SAVE HIATUS
Years ago I wrote a column about science fiction shows I wanted to see. One of them was Hiatus, a show that was universally accepted as brilliant and critically acclaimed and which would be cancelled before the pilot episode’s closing credits. Fans of the column responded to it, so I wrote another column listing little known facts about the show. After that friends started posting news about Hiatus at other forums and websites, reminiscing over this show that never existed. And then they started writing fan fiction for it, and coming up with Windows wallpaper, all for a show with few named characters, no actual plot or situation, no nothing. I encouraged it shamelessly, starting a blog and spreading rumors about the show’s comeback. One of my NaNoWriMo novels was to be about fans trying to save the show. I was having a ball putting it into different formats without ever getting pinned down as to what, if anything, Hiatus was actually about.
Over the years of Serenity fandomness, I had seen the work of Adam Levermore. He did the Can’t Stop the Serenity posters. He did the Browncoat Ball posters. He came up with his own brilliant Firefly-inspired designs for his CafePress shop, Black Market Beagles. He created the Little Damn Heroes artwork.

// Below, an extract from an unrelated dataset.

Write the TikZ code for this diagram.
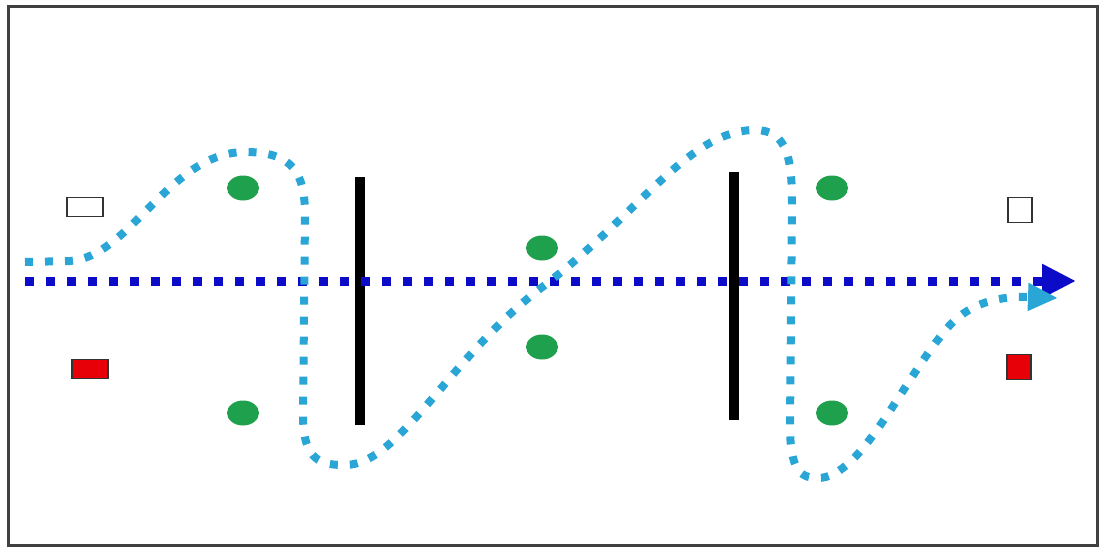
\documentclass[tikz,border=0pt]{standalone}
\usepackage{xcolor}
\usepackage{tikz}
\usetikzlibrary{shapes.geometric,arrows.meta,positioning,calc}

\definecolor{drillblue}{HTML}{0C0CC8}
\definecolor{runblue}{HTML}{2AA6D6}
\definecolor{markgreen}{HTML}{1FA04C}
\definecolor{markred}{HTML}{E80008}

\begin{document}
\begin{tikzpicture}[
  x=1pt, y=-1pt,
  frame/.style={draw=black!75, line width=3pt},
  spot/.style={ellipse, fill=markgreen, draw=none, minimum width=32pt,
               minimum height=25pt, inner sep=0pt},
  cone/.style={rectangle, draw=black!80, line width=1.5pt, inner sep=0pt},
  pole/.style={rectangle, fill=black, draw=none, minimum width=10pt, inner sep=0pt},
  pass/.style={draw=drillblue, line width=9pt, dash pattern=on 9pt off 12pt,
               -{Triangle[length=34pt,width=32pt]}},
  run/.style={draw=runblue, line width=8pt, dash pattern=on 8pt off 12pt,
              -{Triangle[length=30pt,width=26pt]}},
]
\useasboundingbox (0,0) rectangle (1104,554);
\draw[frame] (8,6) rectangle (1097,545);

% marker cones
\node[cone, fill=white, minimum width=36pt, minimum height=19pt] (wl) at (85,207) {};
\node[cone, fill=markred, minimum width=36pt, minimum height=19pt] (rl) at (90,369) {};
\node[cone, fill=white, minimum width=24pt, minimum height=25pt] (wr) at (1020,210) {};
\node[cone, fill=markred, minimum width=24pt, minimum height=25pt] (rr) at (1019,367) {};

% players
\node[spot] (p1) at (243,188) {};
\node[spot] (p2) at (243,413) {};
\node[spot] (p3) at (542,248) {};
\node[spot] (p4) at (542,347) {};
\node[spot] (p5) at (832,188) {};
\node[spot] (p6) at (832,413) {};

% poles
\node[pole, minimum height=248pt] (gl) at (360,301) {};
\node[pole, minimum height=248pt] (gr) at (734,296) {};

% pass line
\coordinate (ps) at (25,281);
\coordinate (pe) at (1076,281);
\draw[pass] (ps) -- (pe);

% running line
\coordinate (rs) at (25,262);
\coordinate (re) at (1058,298);
\draw[run] (rs) -- (70,261)
  .. controls (130,257) and (170,152) .. (245,152)
  .. controls (292,152) and (305,172) .. (305,215)
  -- (303,415)
  .. controls (303,462) and (322,465) .. (345,465)
  .. controls (400,465) and (450,355) .. (545,285)
  .. controls (640,212) and (690,130) .. (755,130)
  .. controls (788,130) and (792,160) .. (792,205)
  -- (790,425)
  .. controls (790,470) and (800,478) .. (818,478)
  .. controls (862,478) and (905,375) .. (950,325)
  .. controls (972,302) and (1000,296) .. (re);
\end{tikzpicture}
\end{document}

And then he jumped into the Fans4Writers campaign with both feet, and suddenly I was talking to him every day. And then we met during the Mutant Enemy Day weekend, adn we got along pretty well, and we got to talking about doing a project together some time, and he mentioned he always wanted to do a webcomic but didn’t want to write one. We were both obsessive fans who had spent the last two years fighting to save and promote shows, and I already had this idea about other fans trying to save a nonexistent show, so…
Save Hiatus began in February, 2008, and it ran every Monday and Friday for seven months — with a burst of seven days in a row during the San Diego Comic Con. We got a decent amount of attention, got some good reviews, Adam’s already amazing art, was improving, my writing was tightening up… and we had to stop. Life, as they say, intervened, and fun as it was, “Save Hiatus” was taking much too much time for something that wasn’t making any money. We took a breather, I filled in for a few weeks with the prose-only novelization of the Hiatus pilot episode, and then we came back in January of 2009.
And we came back strong! We dropped color and big strips in favor of 4-panel B&W strips but we added an extra strip a week and a Monday-Wednesday-Friday schedule. It worked nicely, the plot moved along faster, we got to keep playing in our world… and then life dumped on us again and we had to go on — sigh — hiatus.
For now it’s in limbo. You can see all the strips at savehiatus.com, and we hope to come back to it someday. We both love the characters and there are plenty of storylines planned that we never got to (and stuff keeps happening in the geek world that I keep wishing I had a webcomic to comment with!) and as soon as we can fit it into our lives and make it work, financially, Hiatus will fly again. Or hover in a synchronous orbit. Whatever it did.